Na realidade, apertou-o ainda mais durante o período das tréguas. Isto foi confirmado, não só por todos os observadores neutrais internacionais e Organizações Não Governamentais no terreno, mas também pelo General Shmuel Zakai, um ex-comandante da IDF da Divisão de Gaza. Numa entrevista a Ha’aretz [jornal diário israelita] no dia 22 de Dezembro, acusou o governo de Israel de ter cometido um «erro básico» durante a tahdiyeh, o período de seis meses de tréguas relativas, por falhar a oportunidade da acalmia para melhorar, em vez de piorar acentuadamente, a má situação dos palestinianos da Faixa… Quando se cria uma tahdiyeh, e persiste a pressão económica sobre a Faixa, afirma o general Zakai, «é evidente que o Hamas tentará conseguir um tahdiyeh melhorado, e que a maneira deles para conseguir isso é continuar a disparar Qassams. Não se pode desferir golpes, deixar os palestinianos em Gaza na amargura económica em que se encontram e esperar que o Hamas apenas fique parado sem fazer nada».


As tréguas, iniciadas em Junho do ano passado e que iriam ser renovadas em Dezembro, requeriam que ambas as partes se abstivessem de acções violentas entre eles. O Hamas tinha que parar com os seus assaltos com mísseis e impedir o lançamento de foguetes por outros grupos, tais como a jihad islâmica (mesmo a espionagem israelita reconheceu que isto tinha sido conseguido com surpreendente eficácia), e Israel teria que parar com os seus assassínios selectivos e as suas incursões militares.


Este entendimento foi seriamente violado no dia 4 de Novembro, quando a IDF entrou em Gaza e matou seis membros do Hamas.
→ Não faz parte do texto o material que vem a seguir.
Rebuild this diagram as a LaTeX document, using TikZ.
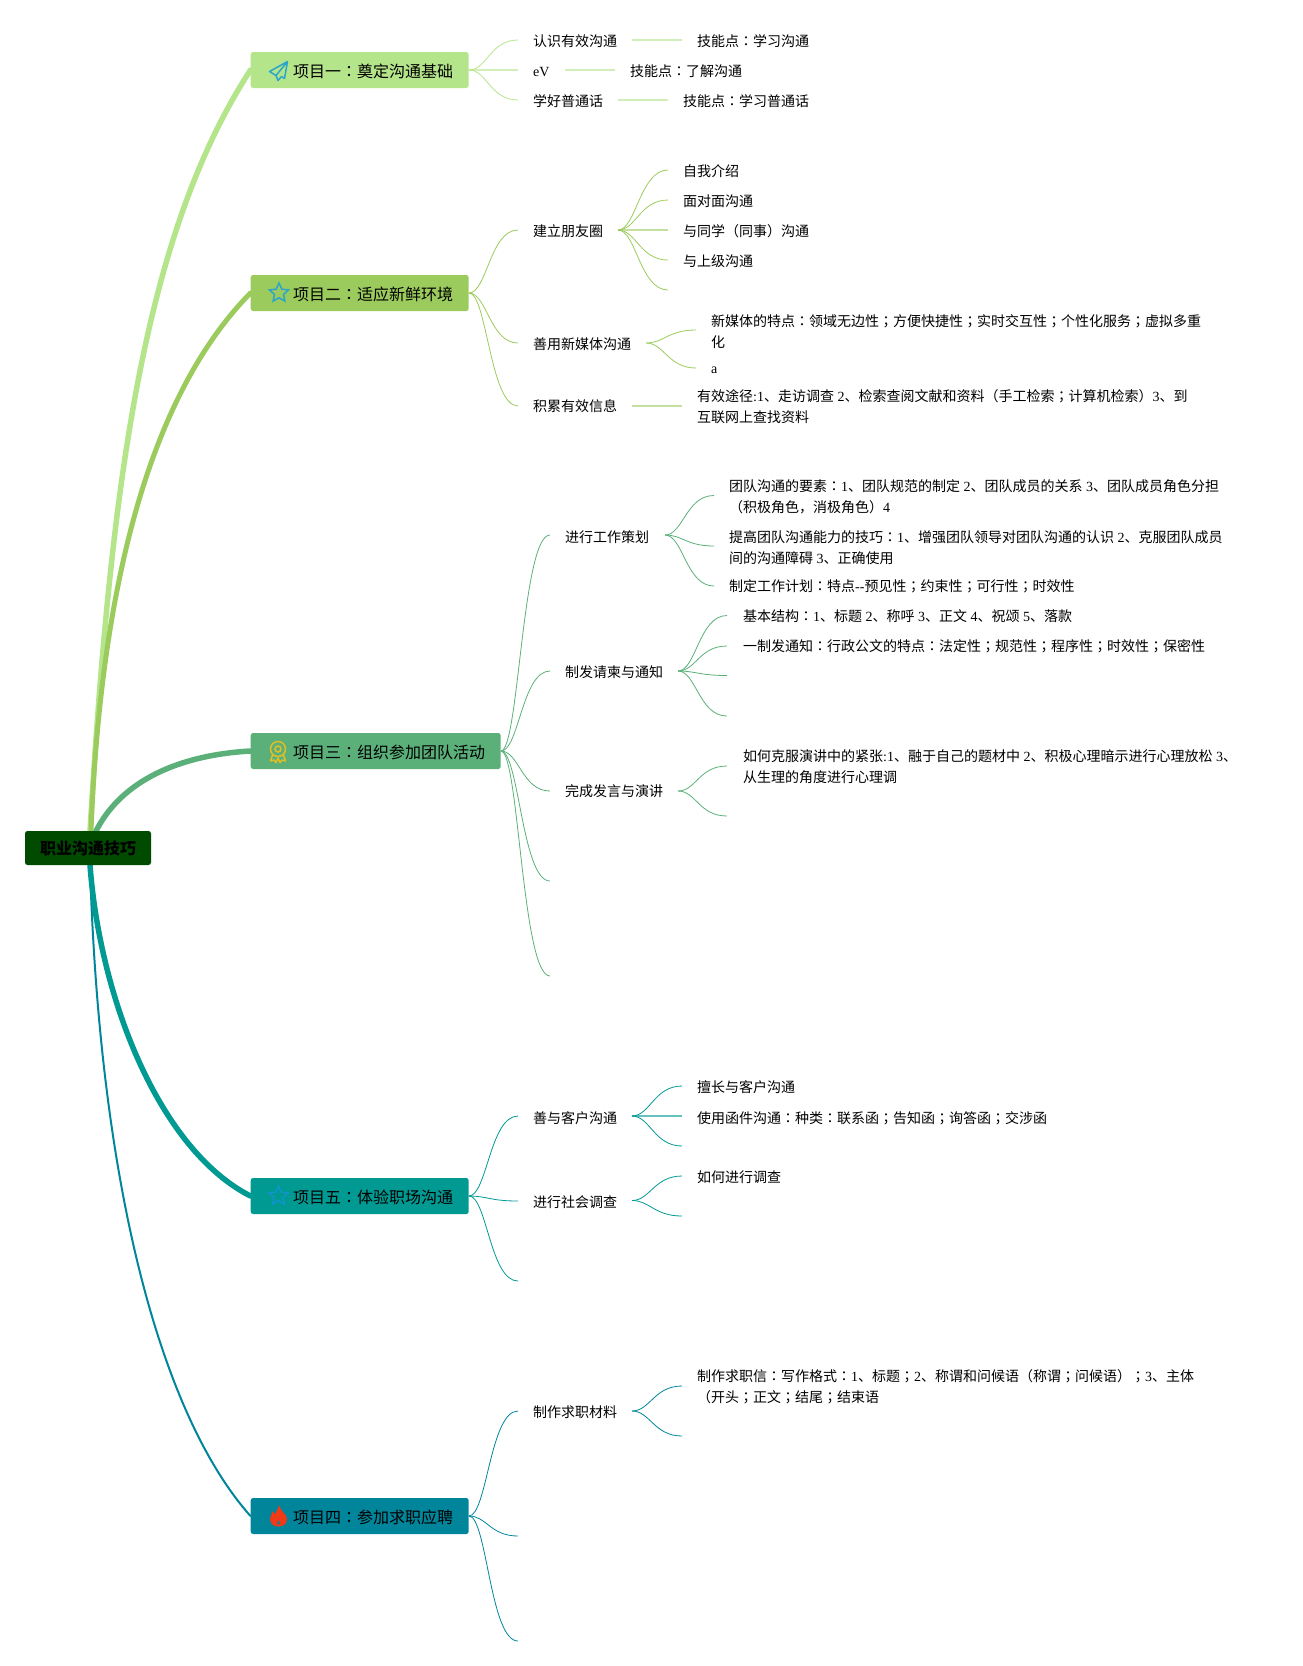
\documentclass[tikz,border=0pt]{standalone}
\usepackage{fontspec}
\usetikzlibrary{backgrounds,shapes.geometric}
\setmainfont{Noto Sans CJK SC}
\newfontfamily\tcf{Noto Sans CJK TC}
\newfontfamily\latf{Liberation Serif}
\newcommand\nn[1]{{\latf #1}}
\newcommand\kc{{\tcf ：}}
\newcommand\kf{{\tcf ；}}
\newcommand\twol[2]{\vtop{\baselineskip=20.5pt\hbox{#1}\hbox{#2}}}
\definecolor{cA}{HTML}{B5E58B}
\definecolor{cB}{HTML}{9CCB5D}
\definecolor{cC}{HTML}{5BB07A}
\definecolor{cD}{HTML}{009A93}
\definecolor{cE}{HTML}{00859B}
\definecolor{cR}{HTML}{004B00}
\definecolor{icoA}{HTML}{2CA5C9}
\definecolor{icoM}{HTML}{E0BE25}
\definecolor{icoS}{HTML}{1293CC}
\definecolor{icoF}{HTML}{F03A17}
\tikzset{
  x=1pt,y=-1pt,
  topbox/.style={rounded corners=2.5pt,inner sep=0,minimum height=36pt,anchor=west,text height=14pt,text depth=0pt,font=\fontsize{16pt}{18pt}\selectfont},
  rootbox/.style={rounded corners=2.5pt,inner sep=0,minimum height=34pt,minimum width=126pt,fill=cR,font=\fontsize{16pt}{18pt}\selectfont\bfseries},
  txt/.style={inner sep=0,anchor=base west,yshift=-0.5pt,font=\fontsize{14pt}{20.5pt}\selectfont},
  trunk/.style={line cap=round},
  sl/.style={out=0,in=180,out distance=18pt,in distance=28pt},
  lnk/.style={line width=0.8pt},
  flat/.style={line width=1.6pt,opacity=.6},
  starico/.style={star,star points=5,star point ratio=2.1,draw,line width=1.5pt,inner sep=0,minimum size=20pt},
}
\begin{document}
\begin{tikzpicture}
\useasboundingbox (0,0) rectangle (1303,1666);
% root and project boxes
\node[rootbox] (root) at (88,848) {职业沟通技巧};
\node[topbox,fill=cA] (p1) at (250.5,70) {\makebox[218pt][l]{\hspace*{42.5pt}项目一\kc{}奠定沟通基础}};
\node[topbox,fill=cB] (p2) at (250.5,293) {\makebox[218pt][l]{\hspace*{42.5pt}项目二\kc{}适应新鲜环境}};
\node[topbox,fill=cC] (p3) at (250.5,751) {\makebox[250pt][l]{\hspace*{42.5pt}项目三\kc{}组织参加团队活动}};
\node[topbox,fill=cD] (p5) at (250.5,1196) {\makebox[218pt][l]{\hspace*{42.5pt}项目五\kc{}体验职场沟通}};
\node[topbox,fill=cE] (p4) at (250.5,1516) {\makebox[218pt][l]{\hspace*{42.5pt}项目四\kc{}参加求职应聘}};
% icons
\draw[icoA,line width=1.5pt,line join=round] (287.5,61.5) -- (269.5,71.5) -- (276,75.5) -- (278,80.5) -- (281.5,76.5) -- (284.5,78.5) -- cycle (287.5,61.5) -- (276,75.5);
\node[starico,draw=icoA] (ic2) at (279,293) {};
\draw[icoM,line width=1.5pt] (278,749) circle (7.5) (278,749) circle (3);
\draw[icoM,line width=1.5pt,line join=round] (272.5,755) -- (270.5,761) -- (274,760) -- (276,762.5) -- (278,758) -- (280,762.5) -- (282,760) -- (285.5,761) -- (283.5,755);
\node[starico,draw=icoS] (ic5) at (278.5,1196) {};
\fill[icoF,even odd rule] (279,1505) .. controls (280,1511) and (287,1514) .. (287,1519) .. controls (287,1524) and (283,1526.5) .. (278.5,1526.5) .. controls (274,1526.5) and (270,1524) .. (270,1519) .. controls (270,1516) and (272,1514) .. (273,1511) .. controls (274,1513) and (274.5,1514) .. (275,1514) .. controls (276,1512) and (278,1509) .. (279,1505)
 (278.5,1520) .. controls (279,1521) and (280,1522) .. (279.8,1524) .. controls (279.5,1525) and (277.5,1525) .. (277.2,1524) .. controls (277,1522) and (278,1521) .. (278.5,1520);
% texts: project 1
\node[txt] (a1) at (533,46) {认识有效沟通};
\node[txt] (a1x) at (697,46) {技能点\kc{}学习沟通};
\node[txt] (a2) at (533,76) {\nn{eV}};
\node[txt] (a2x) at (630,76) {技能点\kc{}了解沟通};
\node[txt] (a3) at (533,106) {学好普通话};
\node[txt] (a3x) at (683,106) {技能点\kc{}学习普通话};
% project 2
\node[txt] (b1) at (533,236) {建立朋友圈};
\node[txt] (b11) at (683,176) {自我介绍};
\node[txt] (b12) at (683,206) {面对面沟通};
\node[txt] (b13) at (683,236) {与同学（同事）沟通};
\node[txt] (b14) at (683,266) {与上级沟通};
\node[txt] (b2) at (533,349) {善用新媒体沟通};
\node[txt] (b21) at (711,326) {\twol{新媒体的特点\kc{}领域无边性\kf{}方便快捷性\kf{}实时交互性\kf{}个性化服务\kf{}虚拟多重}{化}};
\node[txt] (b22) at (711,373) {\nn{a}};
\node[txt] (b3) at (533,411) {积累有效信息};
\node[txt] (b31) at (697,401) {\twol{有效途径\nn{:1}、走访调查\nn{ 2}、检索查阅文献和资料（手工检索\kf{}计算机检索）\nn{3}、到}{互联网上查找资料}};
% project 3
\node[txt] (c1) at (565,542) {进行工作策划};
\node[txt] (c11) at (729,491) {\twol{团队沟通的要素\kc{}\nn{1}、团队规范的制定\nn{ 2}、团队成员的关系\nn{ 3}、团队成员角色分担}{（积极角色，消极角色）\nn{4}}};
\node[txt] (c12) at (729,542) {\twol{提高团队沟通能力的技巧\kc{}\nn{1}、增强团队领导对团队沟通的认识\nn{ 2}、克服团队成员}{间的沟通障碍\nn{ 3}、正确使用}};
\node[txt] (c13) at (729,591) {制定工作计划\kc{}特点\nn{--}预见性\kf{}约束性\kf{}可行性\kf{}时效性};
\node[txt] (c2) at (565,676.5) {制发请柬与通知};
\node[txt] (c21) at (743,621) {基本结构\kc{}\nn{1}、标题\nn{ 2}、称呼\nn{ 3}、正文\nn{ 4}、祝颂\nn{ 5}、落款};
\node[txt] (c22) at (743,651) {一制发通知\kc{}行政公文的特点\kc{}法定性\kf{}规范性\kf{}程序性\kf{}时效性\kf{}保密性};
\node[txt] (c3) at (565,796) {完成发言与演讲};
\node[txt] (c31) at (743,761) {\twol{如何克服演讲中的紧张\nn{:1}、融于自己的题材中\nn{ 2}、积极心理暗示进行心理放松\nn{ 3}、}{从生理的角度进行心理调}};
% project 5
\node[txt] (d1) at (533,1122.5) {善与客户沟通};
\node[txt] (d11) at (697,1092) {擅长与客户沟通};
\node[txt] (d12) at (697,1122.5) {使用函件沟通\kc{}种类\kc{}联系函\kf{}告知函\kf{}询答函\kf{}交涉函};
\node[txt] (d2) at (533,1207) {进行社会调查};
\node[txt] (d21) at (697,1182) {如何进行调查};
% project 4
\node[txt] (e1) at (533,1417) {制作求职材料};
\node[txt] (e11) at (697,1381) {\twol{制作求职信\kc{}写作格式\kc{}\nn{1}、标题\kf{}\nn{2}、称谓和问候语（称谓\kf{}问候语）\kf{}\nn{3}、主体}{（开头\kf{}正文\kf{}结尾\kf{}结束语}};
% connector end points
\coordinate (ra) at (90,831); \coordinate (rb) at (91,831); \coordinate (rc) at (96,831);
\coordinate (rd) at (90,865); \coordinate (re) at (90,865);
\coordinate (a1i) at (518,40); \coordinate (a2i) at (518,70); \coordinate (a3i) at (518,100);
\coordinate (a1o) at (632,40); \coordinate (a1e) at (682,40);
\coordinate (a2o) at (565,70); \coordinate (a2e) at (615,70);
\coordinate (a3o) at (617.5,100); \coordinate (a3e) at (668,100);
\coordinate (b1i) at (518,230); \coordinate (b2i) at (518,343); \coordinate (b3i) at (518,406);
\coordinate (b1o) at (618,230); \coordinate (b2o) at (646,343); \coordinate (b3o) at (632,406); \coordinate (b3e) at (682,406);
\coordinate (b1a) at (668,170); \coordinate (b1b) at (668,200); \coordinate (b1c) at (668,230); \coordinate (b1d) at (668,260); \coordinate (b1f) at (668,290);
\coordinate (b2a) at (696,330); \coordinate (b2b) at (696,368);
\coordinate (c1i) at (550,535); \coordinate (c2i) at (550,671); \coordinate (c3i) at (550,791); \coordinate (c4i) at (550,881); \coordinate (c5i) at (550,976);
\coordinate (c1o) at (665,535); \coordinate (c1a) at (714,495.5); \coordinate (c1b) at (714,546); \coordinate (c1c) at (714,586);
\coordinate (c2o) at (678,671); \coordinate (c2a) at (727,615.5); \coordinate (c2b) at (727,646); \coordinate (c2c) at (727,675.5); \coordinate (c2d) at (727,716);
\coordinate (c3o) at (678,791); \coordinate (c3a) at (727,766); \coordinate (c3b) at (727,816);
\coordinate (d1i) at (518,1116); \coordinate (d2i) at (518,1201); \coordinate (d3i) at (518,1281);
\coordinate (d1o) at (632,1116); \coordinate (d1a) at (682,1086); \coordinate (d1b) at (682,1116); \coordinate (d1c) at (682,1146);
\coordinate (d2o) at (632,1200.5); \coordinate (d2a) at (682,1176); \coordinate (d2b) at (682,1216);
\coordinate (e1i) at (518,1411); \coordinate (e2i) at (518,1536); \coordinate (e3i) at (518,1641);
\coordinate (e1o) at (632,1411); \coordinate (e1a) at (682,1386); \coordinate (e1b) at (682,1436);
\begin{scope}[on background layer]
% trunks
\draw[trunk,cA,line width=5.5pt] (ra) .. controls (110,500) and (140,240) .. (p1.west);
\draw[trunk,cB,line width=5pt] (rb) .. controls (100,600) and (145,400) .. (p2.west);
\draw[trunk,cC,line width=5.5pt] (rc) .. controls (122,780) and (180,755) .. (p3.west);
\draw[trunk,cE,line width=2pt] (re) .. controls (100,1200) and (165,1420) .. (p4.west);
\draw[trunk,cD,line width=5.5pt] (rd) .. controls (100,1000) and (160,1150) .. (p5.west);
% project 1
\draw[lnk,cA] (p1.east) to[sl] (a1i);
\draw[flat,cA] (p1.east) -- (a2i);
\draw[lnk,cA] (p1.east) to[sl] (a3i);
\draw[flat,cA] (a1o) -- (a1e);
\draw[flat,cA] (a2o) -- (a2e);
\draw[flat,cA] (a3o) -- (a3e);
% project 2
\foreach \t in {b1i,b2i,b3i} \draw[lnk,cB] (p2.east) to[sl] (\t);
\foreach \t in {b1a,b1b,b1d,b1f} \draw[lnk,cB] (b1o) to[sl] (\t);
\draw[flat,cB] (b1o) -- (b1c);
\foreach \t in {b2a,b2b} \draw[lnk,cB] (b2o) to[sl] (\t);
\draw[flat,cB] (b3o) -- (b3e);
% project 3
\foreach \t in {c1i,c2i,c3i,c4i,c5i} \draw[lnk,cC] (p3.east) to[sl] (\t);
\foreach \t in {c1a,c1b,c1c} \draw[lnk,cC] (c1o) to[sl] (\t);
\foreach \t in {c2a,c2b,c2c,c2d} \draw[lnk,cC] (c2o) to[sl] (\t);
\foreach \t in {c3a,c3b} \draw[lnk,cC] (c3o) to[sl] (\t);
% project 5
\foreach \t in {d1i,d2i,d3i} \draw[lnk,cD] (p5.east) to[sl] (\t);
\foreach \t in {d1a,d1c} \draw[lnk,cD] (d1o) to[sl] (\t);
\draw[flat,cD] (d1o) -- (d1b);
\foreach \t in {d2a,d2b} \draw[lnk,cD] (d2o) to[sl] (\t);
% project 4
\foreach \t in {e1i,e2i,e3i} \draw[lnk,cE] (p4.east) to[sl] (\t);
\foreach \t in {e1a,e1b} \draw[lnk,cE] (e1o) to[sl] (\t);
\end{scope}
\end{tikzpicture}
\end{document}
O Hamas respondeu lançando foguetes Qassam e mísseis Grad.


Mesmo assim, o Hamas ofereceu-se para prolongar a trégua, mas só sob a condição de Israel terminar o bloqueio. Israel recusou. Podia ter cumprido a obrigação de proteger os seus cidadãos concordando em aliviar o bloqueio, mas nem sequer tentou. Não se pode afirmar que Israel iniciou o assalto a Gaza para proteger os seus cidadãos dos ataques por mísseis. Fê-lo para proteger o seu direito de continuar o estrangulamento da população de Gaza.


Parece que toda a gente já se esqueceu que o Hamas declarou o fim dos ataques suicidas com bombas e lançamentos de mísseis quando decidiu aderir ao processo político palestiniano, e que o respeitou por mais de um ano.


Bush deu publicamente as boas-vindas a essa decisão, citando-a como um exemplo do êxito da sua campanha pela democracia no Médio Oriente. (Não apontou mais nenhum outro êxito seu).


Quando, inesperadamente, Hamas venceu as eleições, Israel e os Estados Unidos procuraram imediatamente tirar legitimidade ao resultado e acolheram Mahmoud Abbas, o chefe da Fatah, que até aí tinha sido rejeitado pelos líderes de Israel como uma «galinha depenada». Armaram e treinaram as suas forças de segurança com o fim do derrube do Hamas; e quando o Hamas – brutalmente, sem dúvida, pré–esvaziou esta tentativa violenta de reverter o resultado da primeira democrática eleição honesta no Médio Oriente moderno, Israel e a administração Bush impuseram o bloqueio.


Israel procura contrariar estes indisputáveis factos, insistindo que ao retirar os colonatos de Gaza em 2005, Ariel Sharon deu a oportunidade ao Hamas de iniciar o caminho para a criação de um estado, uma oportunidade que Hamas recusou e, em vez disso, transformou Gaza numa rampa de lançamento para disparar mísseis contra a população civil de Israel.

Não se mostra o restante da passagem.